The men told the police officers that they had been driving along the quiet rural road when then had turned the same bend to see a glowing red flying saucer hovering there over the asphalt. When they had slowed down to gawk in amazement, they had noticed two small bizarre creatures about 2 feet tall lurking about in the bushes, one of which had jumped out right in front of their truck to be hit, while the other scurried off to board the UFO, which then turned blue and sped off into the night, shooting out flames as it did so to scorch the road. They also claimed that when they had stopped the car, they had found that they had not only hit the strange creature, but that it was lying there dead on the road. Brown did not believe one bit of this until they showed him evidence in that the highway was indeed scorched with what looked like very high heat, and even weirder was that they still had the dead alien. Brown took a look at it and could see that it was hairless and pale, with a misshapen head and round oversized eyes. It was hideous and obviously not of this world, so Brown was forced to concede that they might be telling the truth, reporting it to headquarters.
It did not take long at all for the story of the UFO and dead alien to get out into the wild, and soon the police station was being called by the news, the Air Force, and dozens of other people who claimed to have seen lights in the sky and strange creatures scampering about on that very same night. In fact, the police station was being deluged by such calls, and when it hit the news the next day it was the talk of Atlanta, with many people truly believing they were in the midst of an actual alien invasion, only further fueled by numerous images of the creepy dead alien body splashed all over the news. In the meantime, a local veterinarian took a look at the body and was unable to identify it as any animal he knew of and saying it looked “not of this world,” which only served to create more panic and stoke the flames of a growing mass hysteria and media frenzy. People were losing their minds.
As all of this was going on, the creature now being called “The Martian Monkey” was taken to Emory University to be examined by two anatomy professors, who quickly saw it for what is really was. It would turn out that this was no Martian monkey or alien creature, but just a normal monkey, a rhesus monkey to be exact, that had been shaved and made up to look weirder than it was, with one of the professors remarking, “If it’s from outer space, they haven’t invented anything new.” The three men who claimed to have killed the alien then quickly confessed that it was all a big prank that had gotten out of control. They had then gone about somehow getting a dead monkey, shaving it, and chopping off its tail, and adding some green food coloring for added bizarreness, after which they had gone out to that highway and burned scorch marks into the asphalt using a blowtorch to give it an added layer of realism.

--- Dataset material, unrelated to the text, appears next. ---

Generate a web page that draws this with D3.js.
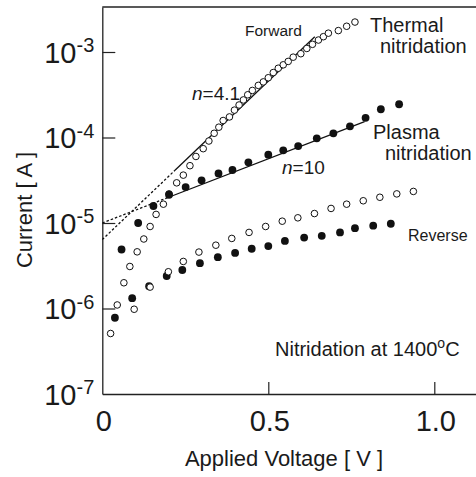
<!DOCTYPE html>
<html>
<head>
<meta charset="utf-8">
<script src="https://cdn.jsdelivr.net/npm/d3@7"></script>
<style>
  body { margin: 0; background: #fff; }
  text { font-family: "Liberation Sans", Arial, Helvetica, sans-serif; fill: #1a1a1a; }
</style>
</head>
<body>
<div id="chart"></div>
<script>
// Forward bias, thermal nitridation (open circles)
const thermalFwdV = [0.025, 0.045, 0.065, 0.083, 0.105, 0.125, 0.144, 0.162, 0.184, 0.201, 0.224, 0.244, 0.264, 0.282,
  0.304, 0.321, 0.337, 0.351, 0.364, 0.383, 0.398, 0.412, 0.425, 0.438, 0.452, 0.470, 0.485, 0.500, 0.515, 0.530,
  0.545, 0.560, 0.575, 0.598, 0.616, 0.633, 0.651, 0.666, 0.681, 0.711, 0.736, 0.761];
const thermalFwdI = [5.1e-7, 1.1e-6, 2.0e-6, 3.1e-6, 4.6e-6, 6.5e-6, 9.1e-6, 1.26e-5, 1.66e-5, 2.19e-5, 2.95e-5, 3.63e-5,
  4.68e-5, 6.0e-5, 7.4e-5, 9.1e-5, 1.12e-4, 1.32e-4, 1.58e-4, 1.74e-4, 2.09e-4, 2.40e-4, 2.75e-4, 3.16e-4, 3.55e-4,
  4.07e-4, 4.47e-4, 5.0e-4, 5.75e-4, 6.46e-4, 7.08e-4, 7.76e-4, 8.7e-4, 9.55e-4, 1.10e-3, 1.23e-3, 1.38e-3, 1.51e-3,
  1.66e-3, 1.78e-3, 2.0e-3, 2.24e-3];

// Forward bias, plasma nitridation (filled circles)
const plasmaFwdV = [0.058, 0.108, 0.154, 0.201, 0.251, 0.299, 0.350, 0.392, 0.440, 0.500, 0.545, 0.590, 0.646, 0.696,
  0.746, 0.793, 0.839, 0.894];
const plasmaFwdI = [4.9e-6, 1.0e-5, 1.58e-5, 2.14e-5, 2.63e-5, 3.16e-5, 3.8e-5, 4.17e-5, 5.13e-5, 6.3e-5, 7.08e-5,
  7.94e-5, 9.77e-5, 1.12e-4, 1.35e-4, 1.70e-4, 2.14e-4, 2.45e-4];

// Reverse bias, thermal nitridation (open circles)
const thermalRevV = [0.096, 0.144, 0.199, 0.244, 0.291, 0.342, 0.390, 0.442, 0.492, 0.542, 0.589, 0.639, 0.689, 0.736,
  0.786, 0.836, 0.887, 0.937];
const thermalRevI = [9.8e-7, 1.78e-6, 2.69e-6, 3.55e-6, 4.57e-6, 5.5e-6, 6.6e-6, 7.76e-6, 9.1e-6, 1.05e-5, 1.15e-5,
  1.29e-5, 1.48e-5, 1.66e-5, 1.82e-5, 2.0e-5, 2.19e-5, 2.34e-5];

// Reverse bias, plasma nitridation (filled circles)
const plasmaRevV = [0.038, 0.090, 0.141, 0.194, 0.241, 0.294, 0.348, 0.400, 0.450, 0.500, 0.550, 0.608, 0.661, 0.716,
  0.761, 0.816, 0.869];
const plasmaRevI = [7.8e-7, 1.32e-6, 1.82e-6, 2.4e-6, 2.82e-6, 3.39e-6, 3.98e-6, 4.47e-6, 5.0e-6, 5.37e-6, 6.17e-6,
  6.76e-6, 7.08e-6, 7.76e-6, 8.7e-6, 9.3e-6, 9.8e-6];

// ideality-factor fit lines: [V, I] end points
const thermalFitSolid = [[0.219, 4.14e-5], [0.640, 1.51e-3]];
const thermalFitDashed = [[0, 6.4e-6], [0.219, 4.14e-5]];
const plasmaFitSolid = [[0.20, 2.0e-5], [0.79, 1.53e-4]];
const plasmaFitDashed = [[0, 1.0e-5], [0.20, 2.0e-5]];

const xTicks = [0, 0.5, 1.0];
const xTickLabels = ["0", "0.5", "1.0"];
const yTicks = [1e-7, 1e-6, 1e-5, 1e-4, 1e-3];
const yTickExps = ["-7", "-6", "-5", "-4", "-3"];

const W = 476, H = 477;
const margin = {top: 7, left: 102.3, bottom: 83};
const plotH = H - margin.top - margin.bottom;

const svg = d3.select("#chart").append("svg")
  .attr("width", W)
  .attr("height", H);

svg.append("rect").attr("width", W).attr("height", H).attr("fill", "#fff");

const g = svg.append("g")
  .attr("transform", `translate(${margin.left},${margin.top})`);

// scales
const x = d3.scaleLinear()
  .domain([0, 1.0])
  .range([0, 332]);
const xMax = x.invert(W - margin.left);
x.domain([0, xMax]).range([0, W - margin.left]);

const y = d3.scaleLog()
  .domain([1e-7, Math.pow(10, -7 + plotH / 85.5)])
  .range([plotH, 0]);

// x axis (ticks inside)
const xAxis = g.append("g")
  .attr("transform", `translate(0,${plotH})`)
  .call(d3.axisBottom(x).tickValues(xTicks.slice(1))
    .tickFormat("").tickSizeInner(-12).tickSizeOuter(0));
xAxis.select(".domain").attr("stroke", "#222").attr("stroke-width", 1.3);
xAxis.selectAll(".tick line").attr("stroke", "#222").attr("stroke-width", 1.2);

g.selectAll(".xlab")
  .data(xTicks)
  .enter()
  .append("text")
  .attr("x", d => x(d) + 1.5)
  .attr("y", plotH + 37)
  .attr("text-anchor", "middle")
  .style("font-size", "29px")
  .text((d, i) => xTickLabels[i]);

// y axis (ticks inside)
const yAxis = g.append("g")
  .call(d3.axisLeft(y).tickValues(yTicks.slice(1))
    .tickFormat("").tickSizeInner(-13).tickSizeOuter(0));
yAxis.select(".domain").attr("stroke", "#222").attr("stroke-width", 1.3);
yAxis.selectAll(".tick line").attr("stroke", "#222").attr("stroke-width", 1.2);

// top frame line
g.append("line")
  .attr("x1", 0).attr("x2", W - margin.left)
  .attr("y1", 0).attr("y2", 0)
  .attr("stroke", "#222").attr("stroke-width", 1.3);

yTicks.forEach((t, i) => {
  const lab = g.append("text")
    .attr("x", -8)
    .attr("y", y(t) + 10.5)
    .attr("text-anchor", "end")
    .style("font-size", "29px");
  lab.append("tspan").text("10");
  lab.append("tspan")
    .attr("dy", -10.5)
    .style("font-size", "20px")
    .text(yTickExps[i]);
});

// axis titles
svg.append("text")
  .attr("x", 284)
  .attr("y", 466)
  .attr("text-anchor", "middle")
  .style("font-size", "22px")
  .text("Applied Voltage [ V ]");

svg.append("text")
  .attr("transform", "translate(32,210) rotate(-90)")
  .attr("text-anchor", "middle")
  .style("font-size", "22px")
  .text("Current  [ A ]");

// fit lines
const line = d3.line()
  .x(d => x(d[0]))
  .y(d => y(d[1]));

[thermalFitDashed, plasmaFitDashed].forEach(seg => {
  g.append("path")
    .datum(seg)
    .attr("fill", "none")
    .attr("stroke", "#111")
    .attr("stroke-width", 1.3)
    .attr("stroke-dasharray", "2.5,2")
    .attr("d", line);
});
[thermalFitSolid, plasmaFitSolid].forEach(seg => {
  g.append("path")
    .datum(seg)
    .attr("fill", "none")
    .attr("stroke", "#111")
    .attr("stroke-width", 1.3)
    .attr("d", line);
});

// markers
function drawPoints(vs, is, filled) {
  g.append("g")
    .selectAll("circle")
    .data(vs.map((v, i) => [v, is[i]]))
    .enter()
    .append("circle")
    .attr("cx", d => x(d[0]))
    .attr("cy", d => y(d[1]))
    .attr("r", filled ? 3.9 : 3.3)
    .attr("fill", filled ? "#111" : "#fff")
    .attr("stroke", "#111")
    .attr("stroke-width", filled ? 0 : 1);
}
drawPoints(plasmaRevV, plasmaRevI, true);
drawPoints(thermalRevV, thermalRevI, false);
drawPoints(thermalFwdV, thermalFwdI, false);
drawPoints(plasmaFwdV, plasmaFwdI, true);

// annotations
function label(txt, px, py, size) {
  return svg.append("text")
    .attr("x", px).attr("y", py)
    .style("font-size", size + "px")
    .text(txt);
}
label("Forward", 245, 36, 15.5);
label("Thermal", 370, 32, 20);
label("nitridation", 380, 53, 20);
label("Plasma", 373, 139, 20);
label("nitridation", 385, 160, 20);
label("Reverse", 408, 241, 16);

function nLabel(val, px, py) {
  const t = svg.append("text")
    .attr("x", px).attr("y", py)
    .style("font-size", "19px");
  t.append("tspan").style("font-style", "italic").text("n");
  t.append("tspan").text("=" + val);
}
nLabel("4.1", 192, 100);
nLabel("10", 282, 174);

const cond = svg.append("text")
  .attr("x", 275).attr("y", 356)
  .style("font-size", "20px");
cond.append("tspan").text("Nitridation at 1400");
cond.append("tspan").attr("dy", -8).style("font-size", "14px").text("o");
cond.append("tspan").attr("dy", 8).text("C");
</script>
</body>
</html>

Even after this revelation it took some time for people to begin to calm down and accept that they weren’t being invaded by aliens, and in the meantime, the three responsible were charged with animal cruelty, managing to get off on a technicality. They were ultimately slapped with just a $40 fine for obstructing the highway and further dogged by people calling them the Monkey Men. They ended up sort of dropping from the radar, with the monkey itself ending up in the possession of the Georgia Bureau of Investigation mini-museum, where it can still be seen on display to this day. It is all a whirlwind of weirdness, and just goes to show how hoaxes and information can sometimes take off to accrue a life of their own. This sort of thing goes on all the time even in modern times, and forces us to keep our heads straight and look at spectacular claims with a critical eye.